OBJECTIVE:
Copy every line in which the string "this" occurs.

DATA TO PROCESS:

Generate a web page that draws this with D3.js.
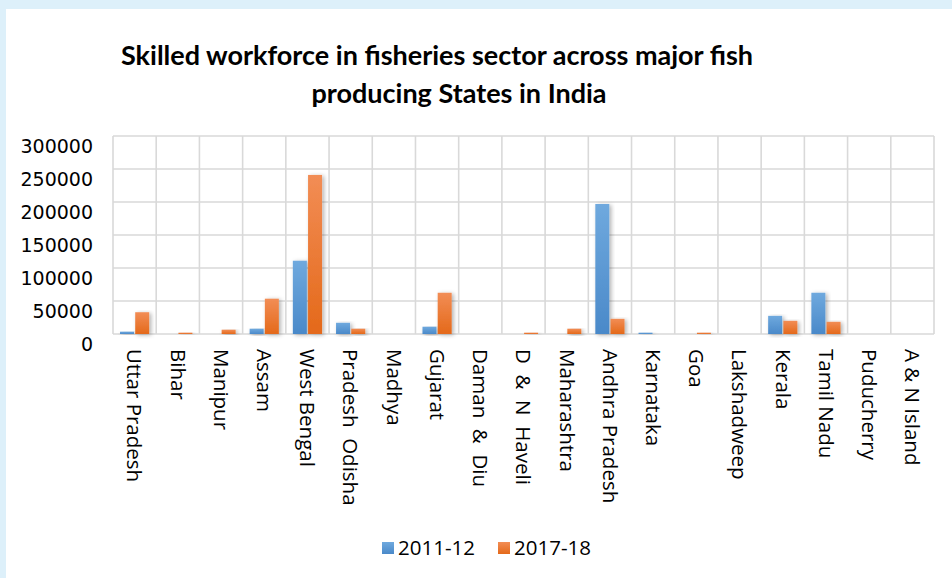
<!DOCTYPE html>
<html>
<head>
<meta charset="utf-8">
<script src="https://cdn.jsdelivr.net/npm/d3@7"></script>
<style>
  html, body { margin: 0; padding: 0; background: #ddf0fa; }
  svg { display: block; }
</style>
</head>
<body>
<div id="chart"></div>
<script>
// chart data
var states = ["Uttar Pradesh", "Bihar", "Manipur", "Assam", "West Bengal", "Pradesh  Odisha",
  "Madhya", "Gujarat", "Daman  &  Diu", "D  &  N  Haveli", "Maharashtra", "Andhra Pradesh",
  "Karnataka", "Goa", "Lakshadweep", "Kerala", "Tamil Nadu", "Puducherry", "A & N Island"];
var series = ["2011-12", "2017-18"];
var v2011 = [3500, 0, 0, 8000, 111000, 17000, 0, 11000, 0, 0, 0, 197000, 2000, 0, 0, 27500, 62500, 0, 0];
var v2017 = [33000, 2000, 6500, 53500, 241000, 8000, 0, 62500, 0, 2000, 8000, 23000, 0, 2000, 0, 20000, 18500, 0, 0];
var yTicks = [0, 50000, 100000, 150000, 200000, 250000, 300000];
var titleLines = ["Skilled workforce in fisheries sector across major fish", "producing States in India"];

var drawChart = function() {
    const width = 952, height = 578;
    const plot = {left: 113, right: 934, top: 136, bottom: 334};
    var gridColor = "#d9d9d9";
    var labelFont = "'Open Sans', sans-serif";
    var labelSize = 20.5;

    var data = states.map(function(s, i) {
        return {state: s, values: [v2011[i], v2017[i]]};
    });

    var svg = d3.select("#chart").append("svg")
        .attr("width", width)
        .attr("height", height);

    // gradients + soft shadow, like the office bars
    var defs = svg.append("defs");
    var grads = [["#6fa9de", "#4a89c9"], ["#f28d55", "#e4691a"]];
    grads.forEach(function(g, i) {
        var lg = defs.append("linearGradient").attr("id", "grad" + i)
            .attr("x1", 0).attr("y1", 0).attr("x2", 0).attr("y2", 1);
        lg.append("stop").attr("offset", "0%").attr("stop-color", g[0]);
        lg.append("stop").attr("offset", "100%").attr("stop-color", g[1]);
    });
    var f = defs.append("filter").attr("id", "shadow")
        .attr("x", "-30%").attr("y", "-10%").attr("width", "170%").attr("height", "130%");
    f.append("feDropShadow").attr("dx", 2).attr("dy", 1).attr("stdDeviation", 2)
        .attr("flood-color", "#000").attr("flood-opacity", 0.3);

    // white card
    svg.append("rect")
        .attr("x", 6).attr("y", 9)
        .attr("width", width - 6).attr("height", height - 9)
        .attr("fill", "#fff");

    // title
    var titleX = [437, 459];
    svg.append("g").selectAll("text")
        .data(titleLines)
        .join("text")
        .attr("x", (d, i) => titleX[i])
        .attr("y", (d, i) => 65 + i * 38)
        .attr("text-anchor", "middle")
        .attr("font-family", "Lato, sans-serif")
        .attr("font-weight", "bold")
        .attr("font-size", 27)
        .attr("fill", "#000")
        .text(d => d);

    // scales
    var x = d3.scaleBand()
        .domain(states)
        .range([plot.left, plot.right])
        .padding(0);
    var xs = d3.scaleBand()
        .domain([0, 1])
        .range([7, x.bandwidth() - 7])
        .paddingInner(0.08);
    var y = d3.scaleLinear()
        .domain([0, 300000])
        .range([plot.bottom, plot.top]);

    // gridlines
    var grid = svg.append("g").attr("stroke", gridColor).attr("stroke-width", 1.6);
    grid.selectAll(".h")
        .data(yTicks)
        .join("line")
        .attr("x1", plot.left).attr("x2", plot.right)
        .attr("y1", d => y(d)).attr("y2", d => y(d));
    grid.selectAll(".v")
        .data(states.concat(["_end"]))
        .join("line")
        .attr("x1", (d, i) => i < states.length ? x(d) : plot.right)
        .attr("x2", (d, i) => i < states.length ? x(d) : plot.right)
        .attr("y1", plot.top).attr("y2", plot.bottom);

    // y labels (they sit a little below their gridline in the original)
    svg.append("g").selectAll("text")
        .data(yTicks)
        .join("text")
        .attr("x", 93)
        .attr("y", d => y(d) + 10)
        .attr("dy", "0.35em")
        .attr("text-anchor", "end")
        .attr("font-family", "'DejaVu Sans', sans-serif")
        .attr("font-size", 19)
        .attr("fill", "#000")
        .text(d => d);

    // bars
    var groups = svg.append("g").selectAll("g")
        .data(data)
        .join("g")
        .attr("transform", d => "translate(" + x(d.state) + ",0)");
    groups.selectAll("rect")
        .data(d => d.values.map((v, k) => ({k: k, v: v})).filter(e => e.v > 0))
        .join("rect")
        .attr("x", e => xs(e.k))
        .attr("width", xs.bandwidth())
        .attr("y", e => y(e.v))
        .attr("height", e => y(0) - y(e.v))
        .attr("fill", e => "url(#grad" + e.k + ")")
        .attr("filter", "url(#shadow)");

    // x labels, rotated
    svg.append("g").selectAll("text")
        .data(states)
        .join("text")
        .attr("transform", d => "translate(" + (x(d) + x.bandwidth() / 2) + ",349) rotate(90)")
        .attr("dy", "0.35em")
        .attr("font-family", labelFont)
        .attr("font-size", labelSize)
        .attr("fill", "#000")
        .style("white-space", "pre")
        .text(d => d);

    // legend
    var legendX = [382, 498];
    var legend = svg.append("g").selectAll("g")
        .data(series)
        .join("g")
        .attr("transform", (d, i) => "translate(" + legendX[i] + ",542)");
    legend.append("rect")
        .attr("width", 12).attr("height", 12)
        .attr("fill", (d, i) => "url(#grad" + i + ")");
    legend.append("text")
        .attr("x", 16).attr("y", 6)
        .attr("dy", "0.35em")
        .attr("font-family", labelFont)
        .attr("font-size", labelSize)
        .attr("fill", "#000")
        .text(d => d);
}

window.addEventListener("load", drawChart);
</script>
</body>
</html>
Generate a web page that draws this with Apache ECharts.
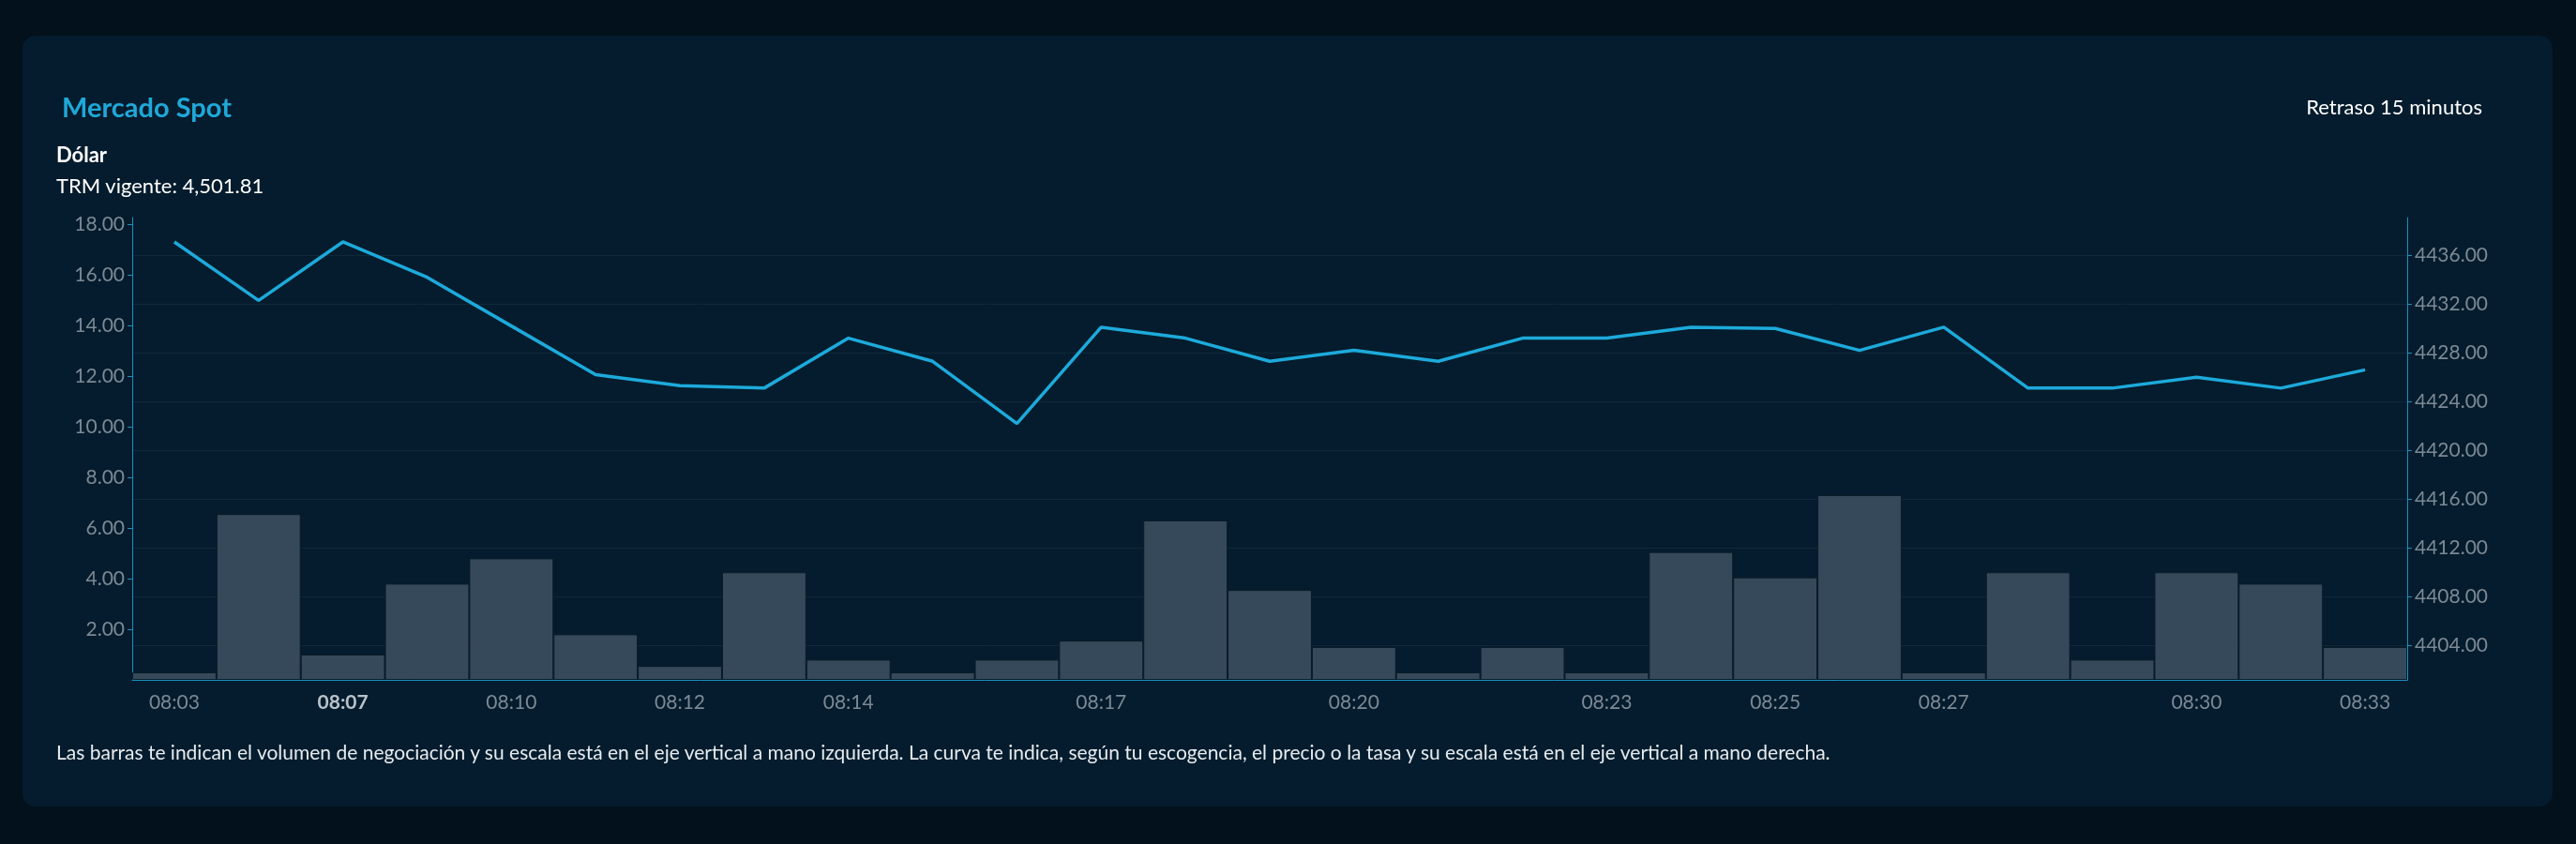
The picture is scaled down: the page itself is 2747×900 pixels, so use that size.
<!DOCTYPE html>
<html><head><meta charset="utf-8">
<script src="https://cdn.jsdelivr.net/npm/echarts@6/dist/echarts.min.js"></script>
<style>
html,body{margin:0;padding:0;background:#02111b;width:2747px;height:900px;overflow:hidden;font-family:Lato,"Noto Sans",sans-serif;}
#card{position:absolute;left:24px;top:38px;width:2698px;height:822px;background:#041c2d;border-radius:14px;}
#chart{position:absolute;left:0;top:0;width:2747px;height:900px;}
.t{position:absolute;white-space:nowrap;}
</style></head><body>
<div id="card"></div>
<div id="chart"></div>
<div class="t" style="left:66px;top:96px;font-size:29px;font-weight:700;color:#1fa8d8;">Mercado Spot</div>
<div class="t" style="right:100px;top:100px;font-size:22px;color:#ffffff;">Retraso 15 minutos</div>
<div class="t" style="left:60px;top:151px;font-size:22px;font-weight:700;color:#ffffff;">Dólar</div>
<div class="t" style="left:60px;top:184px;font-size:22px;color:#ffffff;">TRM vigente: 4,501.81</div>
<div class="t" style="left:60px;top:789px;font-size:21px;color:#e6ebef;">Las barras te indican el volumen de negociación y su escala está en el eje vertical a mano izquierda. La curva te indica, según tu escogencia, el precio o la tasa y su escala está en el eje vertical a mano derecha.</div>
<script>
const categories = ['08:03','08:05','08:07','08:08','08:10','08:11','08:12','08:13','08:14','08:15','08:16','08:17','08:18','08:19','08:20','08:21','08:22','08:23','08:24','08:25','08:26','08:27','08:28','08:29','08:30','08:32','08:33'];
const shownLabels = [0,2,4,6,8,11,14,17,19,21,24,26];
const volume = [0.3,6.55,1.0,3.8,4.8,1.8,0.55,4.25,0.8,0.3,0.8,1.55,6.3,3.55,1.3,0.3,1.3,0.3,5.05,4.05,7.3,0.3,4.25,0.8,4.25,3.8,1.3];
const price = [4437.1,4432.3,4437.1,4434.2,4430.2,4426.2,4425.3,4425.1,4429.2,4427.3,4422.2,4430.1,4429.2,4427.3,4428.2,4427.3,4429.2,4429.2,4430.1,4430.0,4428.2,4430.1,4425.1,4425.1,4426.0,4425.1,4426.6];
const rightTicks = [4404,4408,4412,4416,4420,4424,4428,4432,4436];

const chart = echarts.init(document.getElementById('chart'));
const axisCol = '#1a8fbf', lblCol = '#7c8995';
chart.setOption({
  animation:false,
  grid:{left:141,right:180,top:232,bottom:175},
  xAxis:{type:'category',data:categories,
    axisLine:{lineStyle:{color:axisCol}},
    axisTick:{alignWithLabel:true,interval:(i)=>shownLabels.includes(i),lineStyle:{color:axisCol}},
    axisLabel:{interval:(i)=>shownLabels.includes(i),color:lblCol,fontSize:21,margin:14,fontFamily:'Lato',
      formatter:(v,i)=> i===2 ? '{b|'+v+'}' : v,
      rich:{b:{fontWeight:'bold',color:'#b9c2ca',fontSize:21,fontFamily:'Lato'}}}
  },
  yAxis:[
    {type:'value',min:0,max:18.26,interval:2,position:'left',
      axisLine:{show:true,lineStyle:{color:axisCol}},
      axisTick:{show:true,lineStyle:{color:axisCol}},
      splitLine:{show:false},
      axisLabel:{color:lblCol,fontSize:21,fontFamily:'Lato',showMinLabel:false,showMaxLabel:false,
        formatter:(v)=> v===0?'':v.toFixed(2)}},
    {type:'value',min:4401.15,max:4439.1,position:'right',
      axisLine:{show:true,lineStyle:{color:axisCol}},
      axisTick:{show:true,customValues:rightTicks,lineStyle:{color:axisCol}},
      splitLine:{show:true,customValues:rightTicks,lineStyle:{color:'#10293a'}},
      axisLabel:{customValues:rightTicks,color:lblCol,fontSize:21,fontFamily:'Lato',formatter:(v)=>v.toFixed(2)}}
  ],
  series:[
    {type:'bar',data:volume,yAxisIndex:0,barCategoryGap:'0%',
      itemStyle:{color:'#36495a',borderColor:'#0b1c29',borderWidth:1}},
    {type:'line',data:price,yAxisIndex:1,symbol:'none',
      lineStyle:{color:'#1daadb',width:3.5}}
  ]
});
</script></body></html>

COMPLETE OUTPUT:
Generate a web page that draws this with D3.js.
Generate a web page that draws this with Apache ECharts.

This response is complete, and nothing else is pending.